Scan the entries below and count the lines holding the string "matplotlib". Supply only the number.

-- Begin Supplied material --

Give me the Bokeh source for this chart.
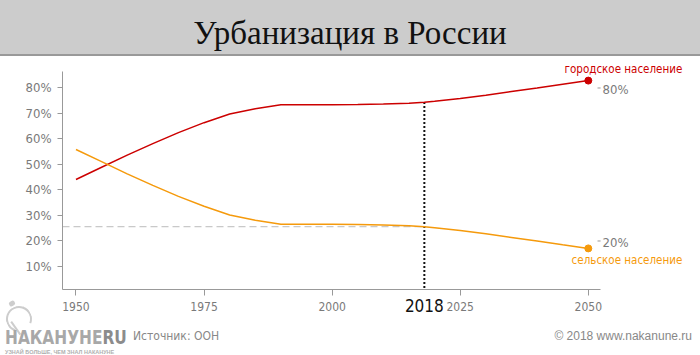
from bokeh.plotting import figure
from bokeh.models import (Range1d, LinearAxis, FixedTicker, Label, Div,
                          PrintfTickFormatter)
from bokeh.layouts import column
from bokeh.embed import file_html
from bokeh.resources import INLINE

# ---- data ----
title_text = "Урбанизация в России"
years = [1950, 1955, 1960, 1965, 1970, 1975, 1980, 1985, 1990, 1995, 2000,
         2005, 2010, 2015, 2018, 2020, 2025, 2030, 2035, 2040, 2045, 2050]
urban = [44.1, 48.9, 53.7, 58.2, 62.5, 66.4, 69.8, 71.9, 73.4, 73.4, 73.4,
         73.5, 73.7, 74.0, 74.4, 74.8, 75.9, 77.2, 78.6, 80.0, 81.5, 82.9]
rural = [55.9, 51.1, 46.3, 41.8, 37.5, 33.6, 30.2, 28.1, 26.6, 26.6, 26.6,
         26.5, 26.3, 26.0, 25.6, 25.2, 24.1, 22.8, 21.4, 20.0, 18.5, 17.1]
urban_label = "городское население"
rural_label = "сельское население"
highlight_year = 2018
x_ticks = [1950, 1975, 2000, 2025, 2050]
y_ticks = [10, 20, 30, 40, 50, 60, 70, 80]
right_ticks = [20, 80]
source_text = "Источник: ООН"
copyright_text = "© 2018 www.nakanune.ru"
logo_text = "НАКАНУНЕ"
logo_suffix = "RU"
logo_tagline = "УЗНАЙ БОЛЬШЕ, ЧЕМ ЗНАЛ НАКАНУНЕ"

RED = "#cc0000"
ORANGE = "#f59a0c"
GRAY = "#7a7a7a"
AXIS = "#999999"
COND = "DejaVu Sans Condensed"

W = 700
X_AXIS = (1947.37, 2052.4)
Y_AXIS = (0.98, 86.5)

# ---- title band (y 0..56) ----
title_div = Div(
    text=f'<div style="font-family:\'Liberation Serif\',serif;font-size:33px;color:#111;'
         f'text-align:center;padding-top:15px;line-height:37px;width:{W}px;white-space:nowrap;">{title_text}</div>',
    width=W, height=56, margin=0,
    styles={"background": "linear-gradient(to bottom, #cccccc 0px, #cccccc 54px, #999999 54px, #999999 56px)"})

# ---- chart (y 56..329) ----
p = figure(width=W, height=273, output_backend="svg", toolbar_location=None,
           x_range=Range1d(1947.37, 2071.9), y_range=Range1d(0.98, 92.35),
           min_border_left=62, min_border_right=0, min_border_top=0,
           min_border_bottom=40, margin=0)
p.outline_line_color = None
p.xgrid.visible = False
p.ygrid.visible = False
p.xaxis.visible = False
p.yaxis.visible = False

xa = LinearAxis(ticker=FixedTicker(ticks=x_ticks), bounds=X_AXIS)
xa.axis_line_color = AXIS
xa.major_tick_line_color = AXIS
xa.major_tick_out = 6
xa.major_tick_in = 0
xa.minor_tick_line_color = None
xa.major_label_text_font = COND
xa.major_label_text_font_size = "12px"
xa.major_label_text_color = GRAY
xa.major_label_standoff = 6
p.add_layout(xa, "below")

xh = LinearAxis(ticker=FixedTicker(ticks=[highlight_year]), bounds=X_AXIS)
xh.axis_line_color = None
xh.major_tick_line_color = None
xh.major_tick_out = 0
xh.major_tick_in = 0
xh.minor_tick_line_color = None
xh.major_label_text_font = COND
xh.major_label_text_font_size = "17px"
xh.major_label_text_color = "#111111"
xh.major_label_standoff = -15
p.add_layout(xh, "below")

ya = LinearAxis(ticker=FixedTicker(ticks=y_ticks), formatter=PrintfTickFormatter(format="%d%%"),
                bounds=Y_AXIS)
ya.axis_line_color = AXIS
ya.major_tick_line_color = AXIS
ya.major_tick_out = 5
ya.major_tick_in = 0
ya.minor_tick_line_color = None
ya.major_label_text_font = COND
ya.major_label_text_font_size = "13px"
ya.major_label_text_color = GRAY
ya.major_label_standoff = 6
p.add_layout(ya, "left")

# right-hand value marks
x_end = X_AXIS[1]
p.segment(x0=[x_end - 0.6] * len(right_ticks), y0=right_ticks,
          x1=[x_end] * len(right_ticks), y1=right_ticks, line_color=AXIS, line_width=1)
for t in right_ticks:
    p.add_layout(Label(x=x_end, y=t, text=f"{t}%", x_offset=2, y_offset=-2,
                       text_align="left", text_baseline="middle", text_font=COND,
                       text_font_size="13px", text_color=GRAY))

# reference lines for highlight year
hi = years.index(highlight_year)
p.segment(x0=[X_AXIS[0]], y0=[rural[hi]], x1=[highlight_year], y1=[rural[hi]],
          line_color="#bbbbbb", line_width=1, line_dash="7 4")
p.segment(x0=[highlight_year], y0=[0], x1=[highlight_year], y1=[urban[hi]],
          line_color="#111111", line_width=2, line_dash="2 2")

# series
p.line(years, urban, line_color=RED, line_width=1.5)
p.line(years, rural, line_color=ORANGE, line_width=1.5)
p.scatter([years[-1]], [urban[-1]], size=7, fill_color=RED, line_color=RED)
p.scatter([years[-1]], [rural[-1]], size=7, fill_color=ORANGE, line_color=ORANGE)

p.add_layout(Label(x=years[-1], y=urban[-1], text=urban_label, x_offset=94, y_offset=12,
                   text_align="right", text_baseline="middle", text_font=COND,
                   text_font_size="11.5px", text_color=RED))
p.add_layout(Label(x=years[-1], y=rural[-1], text=rural_label, x_offset=94, y_offset=-11.5,
                   text_align="right", text_baseline="middle", text_font=COND,
                   text_font_size="11.5px", text_color=ORANGE))

# ---- footer (overlaps the chart's bottom border: y 295..355) ----
footer_html = f'''
<div style="position:relative;width:{W}px;height:60px;">
  <div style="position:absolute;left:6px;top:11px;width:26px;height:26px;border:2px solid #cdcdcd;
       border-radius:50%;border-bottom-color:transparent;transform:rotate(-25deg);"></div>
  <div style="position:absolute;left:9px;top:6px;width:6px;height:5px;background:#cdcdcd;
       border-radius:2px;transform:rotate(-35deg);"></div>
  <div style="position:absolute;left:12px;top:26px;width:16px;height:2px;background:#cdcdcd;
       transform:rotate(55deg);transform-origin:0 0;"></div>
  <span style="position:absolute;left:5px;top:34px;line-height:16px;font-size:19px;white-space:nowrap;
        font-family:'DejaVu Sans Condensed',sans-serif;font-weight:bold;color:#a8a8a8;
        transform:scaleX(0.9);transform-origin:0 0;">{logo_text}<span style="color:#8c8c8c;">{logo_suffix}</span></span>
  <span style="position:absolute;left:5px;top:53.5px;line-height:6px;font-size:5.5px;white-space:nowrap;
        font-family:'Liberation Sans',sans-serif;font-weight:bold;color:#b0b0b0;">{logo_tagline}</span>
  <span style="position:absolute;left:133px;top:34px;line-height:14px;font-size:12px;white-space:nowrap;
        font-family:'DejaVu Sans Condensed',sans-serif;color:#888888;">{source_text}</span>
  <span style="position:absolute;right:8px;top:34px;line-height:14px;font-size:12px;white-space:nowrap;
        font-family:'Liberation Sans',sans-serif;color:#888888;">{copyright_text}</span>
</div>'''
footer_div = Div(text=footer_html, width=W, height=60, margin=(-34, 0, 0, 0))

layout = column(title_div, p, footer_div, spacing=0)
open("out.html", "w").write(file_html(layout, INLINE))
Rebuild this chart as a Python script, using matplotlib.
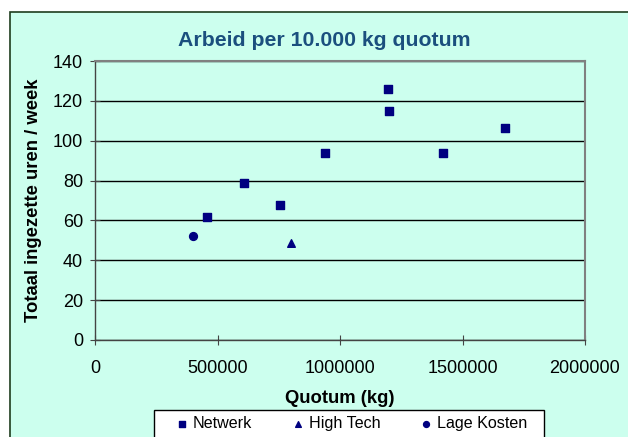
import matplotlib.pyplot as plt
from matplotlib.patches import Rectangle

plt.rcParams['font.family'] = ['Liberation Sans', 'DejaVu Sans']

netwerk_x = [455800, 608700, 757000, 938000, 1195000, 1199000, 1419000, 1672000]
netwerk_y = [61.5, 78.6, 67.6, 93.6, 126.2, 115.0, 93.6, 106.3]
hightech_x = [802000]
hightech_y = [48.6]
lagekosten_x = [401000]
lagekosten_y = [52.1]

mint = "#ccffee"
navy = "#000080"

W, H = 628, 437
fig = plt.figure(figsize=(W / 100, H / 100), dpi=100)
fig.patch.set_facecolor("white")

# chart area with dark border (cut off on right and bottom)
bg = Rectangle((10 / W, -0.05), 1.0, 1 - 12 / H + 0.05,
               transform=fig.transFigure, facecolor=mint,
               edgecolor="#1e3d1e", linewidth=1.2, zorder=-5)
fig.add_artist(bg)

# legend box, runs off the bottom edge like the original
legbox = Rectangle((154 / W, -0.05), (544 - 154) / W, 1 - 410 / H + 0.05,
                   transform=fig.transFigure, facecolor="white",
                   edgecolor="black", linewidth=1, zorder=1)
fig.add_artist(legbox)

ax = fig.add_axes([95 / W, 1 - 340 / H, (585 - 95) / W, (340 - 61) / H])
ax.set_facecolor(mint)

ax.scatter(netwerk_x, netwerk_y, marker="s", s=32, color=navy, label="Netwerk", zorder=3)
ax.scatter(hightech_x, hightech_y, marker="^", s=30, color=navy, label="High Tech", zorder=3)
ax.scatter(lagekosten_x, lagekosten_y, marker="o", s=32, color=navy, label="Lage Kosten", zorder=3)

ax.set_xlim(0, 2000000)
ax.set_ylim(0, 140)
ax.set_xticks([0, 500000, 1000000, 1500000, 2000000])
ax.set_xticklabels(["0", "500000", "1000000", "1500000", "2000000"])
ax.set_yticks(range(0, 141, 20))
ax.yaxis.grid(True, color="black", linewidth=1)
ax.set_axisbelow(True)
ax.tick_params(labelsize=13, color="#444444")
ax.tick_params(axis="x", direction="inout", length=7, pad=11)
ax.tick_params(axis="y", direction="inout", length=7, pad=5)

for side in ["top", "right"]:
    ax.spines[side].set_color("#808080")
    ax.spines[side].set_linewidth(1.5)
for side in ["left", "bottom"]:
    ax.spines[side].set_color("#444444")
    ax.spines[side].set_linewidth(1)

ax.set_xlabel("Quotum (kg)", fontsize=13.3, fontweight="bold", labelpad=9)
ax.set_ylabel("Totaal ingezette uren / week", fontsize=13.3, fontweight="bold", labelpad=8)

fig.text(324 / W, 1 - 40 / H, "Arbeid per 10.000 kg quotum", ha="center", va="center",
         fontsize=15.3, fontweight="bold", color="#1b4f7e")

leg = fig.legend(loc="upper left", bbox_to_anchor=(172 / W, 1 - 416 / H), ncol=3,
                 fontsize=11.6, frameon=False, handletextpad=0.08,
                 columnspacing=2.25, markerscale=0.75, handlelength=1.2,
                 borderpad=0, borderaxespad=0)
leg.set_zorder(2)

fig.savefig("out.png", dpi=100, facecolor=fig.get_facecolor())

-- End Supplied material --

- [The reply]
3